** Task details **
The lines from the top of the material below through the line containing "fig = plt.figure(figsize=(W" are to be printed exactly, with pictures omitted.

==== Data supplied

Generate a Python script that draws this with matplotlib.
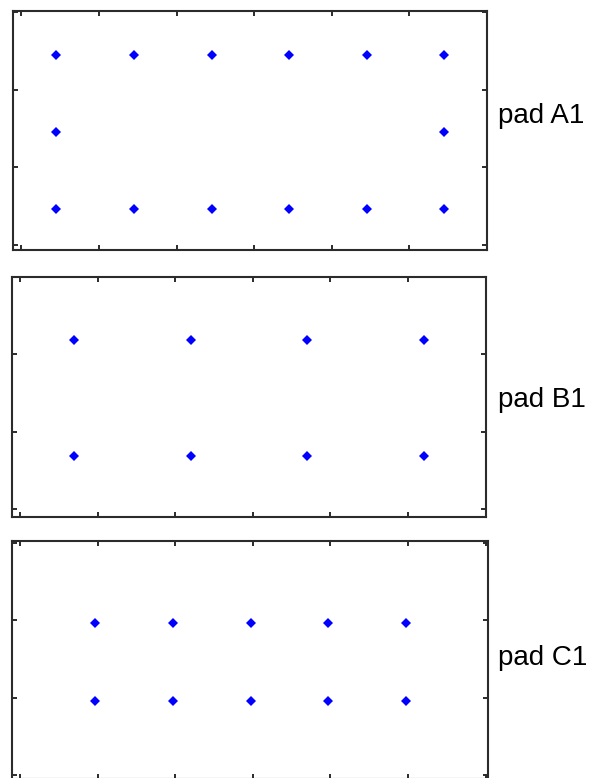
import matplotlib
matplotlib.use("Agg")
import matplotlib.pyplot as plt

# Pad centre coordinates for each layout (grid units)
pad_a_x = [0.45, 1.45, 2.45, 3.45, 4.45, 5.45, 0.45, 5.45, 0.45, 1.45, 2.45, 3.45, 4.45, 5.45]
pad_a_y = [2.45, 2.45, 2.45, 2.45, 2.45, 2.45, 1.45, 1.45, 0.46, 0.46, 0.46, 0.46, 0.46, 0.46]

pad_b_x = [0.70, 2.20, 3.70, 5.20, 0.70, 2.20, 3.70, 5.20]
pad_b_y = [2.19, 2.19, 2.19, 2.19, 0.69, 0.69, 0.69, 0.69]

pad_c_x = [0.97, 1.97, 2.97, 3.97, 4.97, 0.97, 1.97, 2.97, 3.97, 4.97]
pad_c_y = [1.96, 1.96, 1.96, 1.96, 1.96, 0.96, 0.96, 0.96, 0.96, 0.96]

labels = ["pad A1", "pad B1", "pad C1"]
x_ticks = [0, 1, 2, 3, 4, 5, 6]
y_ticks = [0, 1, 2, 3]

W, H = 594, 778
fig = plt.figure(figsize=(W / 100, H / 100), dpi=100)

# panel boxes in pixels: left, top, right, bottom
boxes = [(12.5, 11, 487, 250), (11.7, 277, 486, 517), (12, 541, 488, 779)]
xlims = [(-0.116, 5.99), (-0.107, 6.005), (-0.103, 6.03)]
ylims = [(-0.064, 3.01), (-0.103, 2.97), (-0.05, 3.02)]
label_base = [123, 407, 665]

series = [(pad_a_x, pad_a_y), (pad_b_x, pad_b_y), (pad_c_x, pad_c_y)]

for (l, t, r, b), xl, yl, (xs, ys), lab, base in zip(boxes, xlims, ylims, series, labels, label_base):
    ax = fig.add_axes([l / W, 1 - b / H, (r - l) / W, (b - t) / H])
    ax.plot(xs, ys, linestyle="none", marker="D", markersize=4.8,
            color="#0000ff", markeredgewidth=0)
    ax.set_xlim(*xl)
    ax.set_ylim(*yl)
    ax.set_xticks(x_ticks)
    ax.set_yticks(y_ticks)
    ax.set_xticklabels([])
    ax.set_yticklabels([])
    ax.tick_params(direction="in", length=3.5, width=1.4, color="#2b2b2b",
                   top=True, right=True, bottom=True, left=True)
    for sp in ax.spines.values():
        sp.set_color("#2b2b2b")
        sp.set_linewidth(1.5)
    fig.text(498 / W, 1 - base / H, lab, fontsize=20, family="Liberation Sans",
             ha="left", va="baseline", color="black")

fig.savefig("out.png", dpi=100)
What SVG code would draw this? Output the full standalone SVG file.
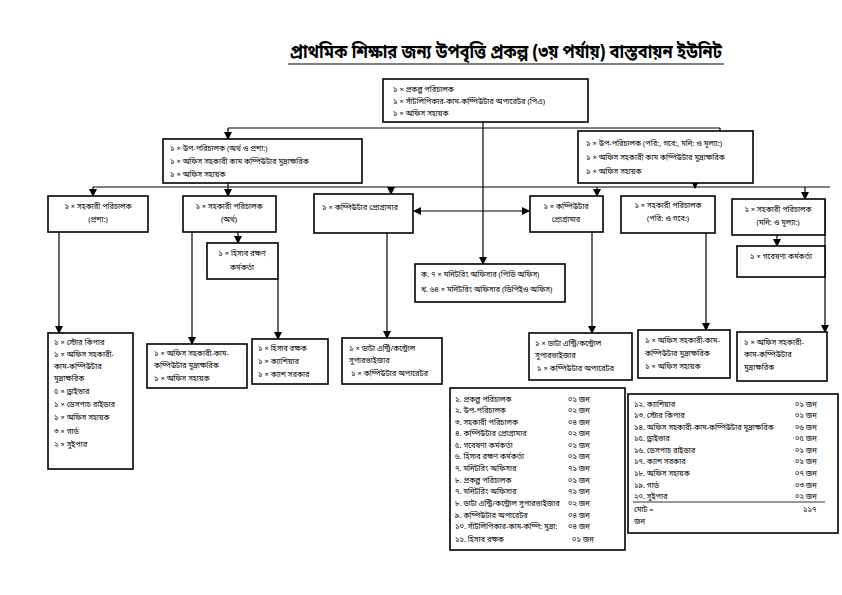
<svg xmlns="http://www.w3.org/2000/svg" width="842" height="595" viewBox="0 0 842 595">
<defs>
<marker id="ah" markerWidth="8" markerHeight="8" refX="7" refY="4" orient="auto" markerUnits="userSpaceOnUse">
<path d="M0,0 L8,4 L0,8 Z" fill="#000"/>
</marker>
<style>
text{font-family:"Noto Sans Bengali","Noto Sans",sans-serif;fill:#000;font-size:7.5px}
.title{font-size:19px;font-weight:bold}
.box{fill:#fff;stroke:#000;stroke-width:1.6}
.c{text-anchor:middle}
.ln{stroke:#000;stroke-width:1.2;fill:none}
.ar{stroke:#000;stroke-width:1.2;fill:none;marker-end:url(#ah)}
</style>
</defs>
<rect width="842" height="595" fill="#fff"/>
<text class="title" x="290" y="58" textLength="432" lengthAdjust="spacingAndGlyphs">প্রাথমিক শিক্ষার জন্য উপবৃত্তি প্রকল্প (৩য় পর্যায়) বাস্তবায়ন ইউনিট</text>
<line x1="288" y1="64" x2="724" y2="64" stroke="#000" stroke-width="1.2"/>

<g id="connectors">
<line class="ar" x1="483" y1="122" x2="483" y2="264"/>
<line class="ln" x1="228" y1="128" x2="720" y2="128"/>
<line class="ar" x1="228" y1="128" x2="228" y2="139"/>
<line class="ar" x1="720" y1="128" x2="720" y2="141"/>
<line class="ln" x1="228" y1="183" x2="228" y2="187"/>
<line class="ln" x1="93" y1="187" x2="830" y2="187"/>
<line class="ar" x1="695" y1="183" x2="695" y2="188"/>
<line class="ar" x1="93" y1="187" x2="93" y2="196"/>
<line class="ar" x1="228" y1="187" x2="228" y2="196"/>
<line class="ar" x1="391" y1="187" x2="391" y2="194"/>
<line class="ar" x1="597" y1="187" x2="597" y2="196"/>
<line class="ar" x1="805" y1="187" x2="805" y2="199"/>
<line class="ar" x1="483" y1="211" x2="414" y2="211"/>
<line class="ar" x1="483" y1="211" x2="529" y2="211"/>
<line class="ar" x1="238" y1="232" x2="238" y2="243"/>
<line class="ar" x1="777" y1="235" x2="777" y2="246"/>
<line class="ar" x1="59" y1="232" x2="59" y2="333"/>
<line class="ar" x1="192" y1="232" x2="192" y2="344"/>
<line class="ar" x1="278" y1="279" x2="278" y2="339"/>
<line class="ar" x1="387" y1="233" x2="387" y2="338"/>
<line class="ar" x1="592" y1="232" x2="592" y2="333"/>
<line class="ar" x1="706" y1="233" x2="706" y2="330"/>
<line class="ar" x1="825" y1="199" x2="825" y2="332"/>
</g>

<g id="n-top">
<rect class="box" x="383" y="79" width="205" height="43"/>
<text x="393" y="92">১ × প্রকল্প পরিচালক</text>
<text x="393" y="104">১ × সাঁটলিপিকার-কাম-কম্পিউটার অপারেটর (পিএ)</text>
<text x="393" y="116">১ × অফিস সহায়ক</text>
</g>

<g id="n-dd-left">
<rect class="box" x="163" y="139" width="199" height="44"/>
<text x="170" y="151">১ × উপ-পরিচালক (অর্থ ও প্রশা:)</text>
<text x="170" y="164">১ × অফিস সহকারী কাম কম্পিউটার মুদ্রাক্ষরিক</text>
<text x="170" y="177">১ × অফিস সহায়ক</text>
</g>

<g id="n-dd-right">
<rect class="box" x="578" y="131" width="175" height="52"/>
<text x="586" y="146">১ × উপ-পরিচালক (পরি:, গবে:, মনি: ও মূল্যা:)</text>
<text x="586" y="160">১ × অফিস সহকারী কাম কম্পিউটার মুদ্রাক্ষরিক</text>
<text x="586" y="174">১ × অফিস সহায়ক</text>
</g>

<g id="n-ad-admin">
<rect class="box" x="48" y="196" width="100" height="36"/>
<text class="c" x="98" y="209">১ × সহকারী পরিচালক</text>
<text class="c" x="98" y="222">(প্রশা:)</text>
</g>

<g id="n-ad-fin">
<rect class="box" x="183" y="196" width="93" height="36"/>
<text class="c" x="229" y="209">১ × সহকারী পরিচালক</text>
<text class="c" x="229" y="222">(অর্থ)</text>
</g>

<g id="n-prog-left">
<rect class="box" x="314" y="194" width="99" height="39"/>
<text x="322" y="210">১ × কম্পিউটার প্রোগ্রামার</text>
</g>

<g id="n-acc-officer">
<rect class="box" x="207" y="243" width="71" height="36"/>
<text class="c" x="242" y="256">১ × হিসাব রক্ষণ</text>
<text class="c" x="242" y="270">কর্মকর্তা</text>
</g>

<g id="n-prog-right">
<rect class="box" x="530" y="196" width="73" height="36"/>
<text class="c" x="566" y="209">১ × কম্পিউটার</text>
<text class="c" x="566" y="222">প্রোগ্রামার</text>
</g>

<g id="n-ad-plan">
<rect class="box" x="621" y="196" width="94" height="37"/>
<text class="c" x="668" y="208">১ × সহকারী পরিচালক</text>
<text class="c" x="668" y="221">(পরি: ও গবে:)</text>
</g>

<g id="n-ad-mon">
<rect class="box" x="732" y="199" width="93" height="36"/>
<text class="c" x="778" y="212">১ × সহকারী পরিচালক</text>
<text class="c" x="778" y="225">(মনি: ও মূল্যা:)</text>
</g>

<g id="n-research">
<rect class="box" x="737" y="246" width="88" height="31"/>
<text class="c" x="781" y="259">১ × গবেষণা কর্মকর্তা</text>
</g>

<g id="n-monitoring">
<rect class="box" x="415" y="264" width="150" height="38"/>
<text x="421" y="277">ক. ৭ × মনিটরিং অফিসার (পিডি অফিস)</text>
<text x="421" y="292">খ. ৬৪ × মনিটরিং অফিসার (ডিপিইও অফিস)</text>
</g>

<g id="n-admin-staff">
<rect class="box" x="48" y="333" width="85" height="136"/>
<text x="54" y="345">১ × স্টোর কিপার</text>
<text x="54" y="357">১ × অফিস সহকারী-</text>
<text x="54" y="369">কাম-কম্পিউটার</text>
<text x="54" y="381">মুদ্রাক্ষরিক</text>
<text x="54" y="394">৫ × ড্রাইভার</text>
<text x="54" y="407">১ × ডেসপাচ রাইডার</text>
<text x="54" y="420">১ × অফিস সহায়ক</text>
<text x="54" y="434">৩ × গার্ড</text>
<text x="54" y="447">২ × সুইপার</text>
</g>

<g id="n-fin-staff">
<rect class="box" x="147" y="344" width="100" height="44"/>
<text x="154" y="356">১ × অফিস সহকারী-কাম-</text>
<text x="154" y="368">কম্পিউটার মুদ্রাক্ষরিক</text>
<text x="154" y="381">১ × অফিস সহায়ক</text>
</g>

<g id="n-acc-staff">
<rect class="box" x="252" y="339" width="76" height="45"/>
<text x="258" y="351">১ × হিসাব রক্ষক</text>
<text x="258" y="364">১ × ক্যাশিয়ার</text>
<text x="258" y="377">১ × ক্যাশ সরকার</text>
</g>

<g id="n-prog-left-staff">
<rect class="box" x="342" y="338" width="100" height="46"/>
<text x="349" y="351">১ × ডাটা এন্ট্রি/কন্ট্রোল</text>
<text x="349" y="363">সুপারভাইজার</text>
<text x="351" y="376">১ × কম্পিউটার অপারেটর</text>
</g>

<g id="n-prog-right-staff">
<rect class="box" x="529" y="333" width="103" height="47"/>
<text x="535" y="346">১ × ডাটা এন্ট্রি/কন্ট্রোল</text>
<text x="535" y="358">সুপারভাইজার</text>
<text x="537" y="371">১ × কম্পিউটার অপারেটর</text>
</g>

<g id="n-plan-staff">
<rect class="box" x="638" y="330" width="92" height="48"/>
<text x="645" y="343">১ × অফিস সহকারী-কাম-</text>
<text x="645" y="356">কম্পিউটার মুদ্রাক্ষরিক</text>
<text x="645" y="369">১ × অফিস সহায়ক</text>
</g>

<g id="n-mon-staff">
<rect class="box" x="737" y="332" width="90" height="49"/>
<text x="744" y="345">১ × অফিস সহকারী-</text>
<text x="744" y="357">কাম-কম্পিউটার</text>
<text x="744" y="370">মুদ্রাক্ষরিক</text>
</g>

<g id="summary-1">
<rect class="box" x="450" y="388" width="175" height="162"/>
<text x="455" y="402">১. প্রকল্প পরিচালক</text><text x="568" y="402">০১ জন</text>
<text x="455" y="413">২. উপ-পরিচালক</text><text x="568" y="413">০২ জন</text>
<text x="455" y="425">৩. সহকারী পরিচালক</text><text x="568" y="425">০৪ জন</text>
<text x="455" y="436">৪. কম্পিউটার প্রোগ্রামার</text><text x="568" y="436">০২ জন</text>
<text x="455" y="448">৫. গবেষণা কর্মকর্তা</text><text x="568" y="448">০১ জন</text>
<text x="455" y="459">৬. হিসাব রক্ষণ কর্মকর্তা</text><text x="568" y="459">০১ জন</text>
<text x="455" y="471">৭. মনিটরিং অফিসার</text><text x="568" y="471">৭১ জন</text>
<text x="455" y="483">৮. প্রকল্প পরিচালক</text><text x="568" y="483">০১ জন</text>
<text x="455" y="494">৭. মনিটরিং অফিসার</text><text x="568" y="494">৭১ জন</text>
<text x="455" y="506">৮. ডাটা এন্ট্রি/কন্ট্রোল সুপারভাইজার</text><text x="568" y="506">০২ জন</text>
<text x="455" y="518">৯. কম্পিউটার অপারেটর</text><text x="568" y="518">০৪ জন</text>
<text x="455" y="529">১০. সাঁটলিপিকার-কাম-কম্পি: মুদ্রা:</text><text x="568" y="529">০৪ জন</text>
<text x="455" y="542">১১. হিসাব রক্ষক</text><text x="572" y="542">০১ জন</text>
</g>

<g id="summary-2">
<rect class="box" x="628" y="394" width="210" height="139"/>
<text x="634" y="407">১২. ক্যাশিয়ার</text><text x="795" y="407">০১ জন</text>
<text x="634" y="418">১৩. স্টোর কিপার</text><text x="795" y="418">০১ জন</text>
<text x="634" y="430">১৪. অফিস সহকারী-কাম-কম্পিউটার মুদ্রাক্ষরিক</text><text x="795" y="430">০৬ জন</text>
<text x="634" y="441">১৫. ড্রাইভার</text><text x="795" y="441">০৫ জন</text>
<text x="634" y="453">১৬. ডেসপাচ রাইডার</text><text x="795" y="453">০১ জন</text>
<text x="634" y="464">১৭. ক্যাশ সরকার</text><text x="795" y="464">০১ জন</text>
<text x="634" y="476">১৮. অফিস সহায়ক</text><text x="795" y="476">০৭ জন</text>
<text x="634" y="488">১৯. গার্ড</text><text x="795" y="488">০৩ জন</text>
<text x="634" y="499">২০. সুইপার</text><text x="795" y="499">০২ জন</text>
<line x1="633" y1="502" x2="825" y2="502" stroke="#000" stroke-width="0.8"/>
<text x="634" y="512">মোট =</text><text x="803" y="512">১১৭</text>
<text x="634" y="524">জন</text>
</g>
</svg>
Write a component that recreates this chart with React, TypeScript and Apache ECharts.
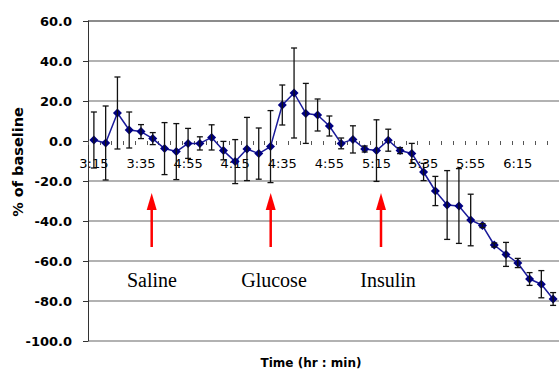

========

** The output **
Generate a Python script that draws this with matplotlib.
import matplotlib
matplotlib.use("Agg")
import matplotlib.pyplot as plt

# Pad centre coordinates for each layout (grid units)
pad_a_x = [0.45, 1.45, 2.45, 3.45, 4.45, 5.45, 0.45, 5.45, 0.45, 1.45, 2.45, 3.45, 4.45, 5.45]
pad_a_y = [2.45, 2.45, 2.45, 2.45, 2.45, 2.45, 1.45, 1.45, 0.46, 0.46, 0.46, 0.46, 0.46, 0.46]

pad_b_x = [0.70, 2.20, 3.70, 5.20, 0.70, 2.20, 3.70, 5.20]
pad_b_y = [2.19, 2.19, 2.19, 2.19, 0.69, 0.69, 0.69, 0.69]

pad_c_x = [0.97, 1.97, 2.97, 3.97, 4.97, 0.97, 1.97, 2.97, 3.97, 4.97]
pad_c_y = [1.96, 1.96, 1.96, 1.96, 1.96, 0.96, 0.96, 0.96, 0.96, 0.96]

labels = ["pad A1", "pad B1", "pad C1"]
x_ticks = [0, 1, 2, 3, 4, 5, 6]
y_ticks = [0, 1, 2, 3]

W, H = 594, 778
fig = plt.figure(figsize=(W / 100, H / 100), dpi=100)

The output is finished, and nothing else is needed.